Plight of Rohingya is no different from the Biharis who were stranded in Bangladesh . Stranded Biharis were not accepted in Bangladesh, Pakistan and India and became stateless persons.Can we say that a minority albeit illegal immigrants has stayed in for generations can be denied acceptance as a citizen? There are two conflicting issues. The majority gets threatened by influx of illegal immigrants which changes the composition of the society and then you have the illegal immigrants who are economically desperate to cross borders by any means. To term a desperate ethnic group as terrorist is not consistent with humanitarian principles and Buddhism.

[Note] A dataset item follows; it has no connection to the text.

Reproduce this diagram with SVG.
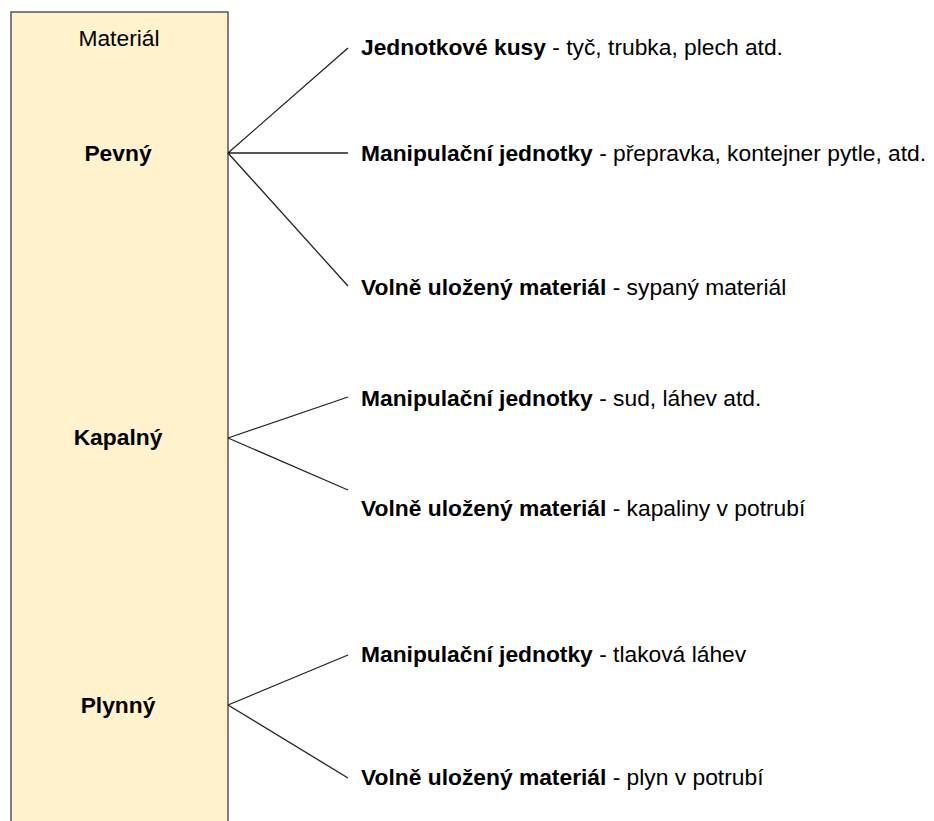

Rohingyas are no different from Kachins and Shan minorities who are in conflict with Burmese central state . This issue of illegal migration is world wide phenomenon and particularly effects the first world . Bangladesh needs to address its population problem . It has the one of the highest density in the world. The present population growth in Bangladesh is not sustainable with the limitation of resources which are available. Bangladesh population bomb is now a problem to all the adjoining regions
The Guardian reports that there is long-standing tension between the Rohingyans and the Burmese. They report that "the unrest was triggered by the rape and murder last month of a Buddhist girl, allegedly by three Muslims, and the lynching of 10 Muslims on 3 June in apparent retaliation. There are long-standing tensions between the two groups."
If only Burma granted citizenship to the Rohingya people - one of the world's most repressed communities - perhaps this violence wouldn't have occurred in the first place!!
Myanmar is a multi-culture country made up with eight major ethnic groups and over 100 minor ethnic groups. All people living in Myanmar live in peace with all religions and never discriminate to minorities. In the case of Rohingyas, they are not one of the ethnic groups of Myanmar but are the illegal immigrants of Bengaladish. Myanmar people never mistreated to them but the Rohingyas are killing the native Arakaneses and burning down many Arakan villages in the recent riots. The recent riots are not the religious conflict but the terriost attack of the Rohingyas. There are plenty of proofs, photos & videos, that will clearly show the Rohingyas are the ones attacking the Arakans and the Arakans have to flee from their native land, their properties destroyed, their houses burnt down. In order to bring "Peace" in the whole world, no one should support terrorism. No media should minipulate the truth & lie to the world. Stop supporting the terrorists & their terrorism as it might one day risk the whole world peace. Any one who are in doubt of this truth, you are welcome to Rakhine region of Myanmar (BURMA) to see for yourself & only believe what you see with your own eyes. For those who cannot come, please feel free to ask any Myanmar friend or any Myanmar you see on facebook or twitter, they all will say the same truth. Please do not believe what are on the news. Don't get deceived by lies. Millions of Myanmar around the world will say the truth. Myanmar people are not racists. We lived in peace with all races & religions for hundred of years. We respect all race & religion. We love peace but we are against Terrorism. Please be wise and check the news u read or hear before you believe. Please help Myanmar to fight against Terrorism & to bring Peace.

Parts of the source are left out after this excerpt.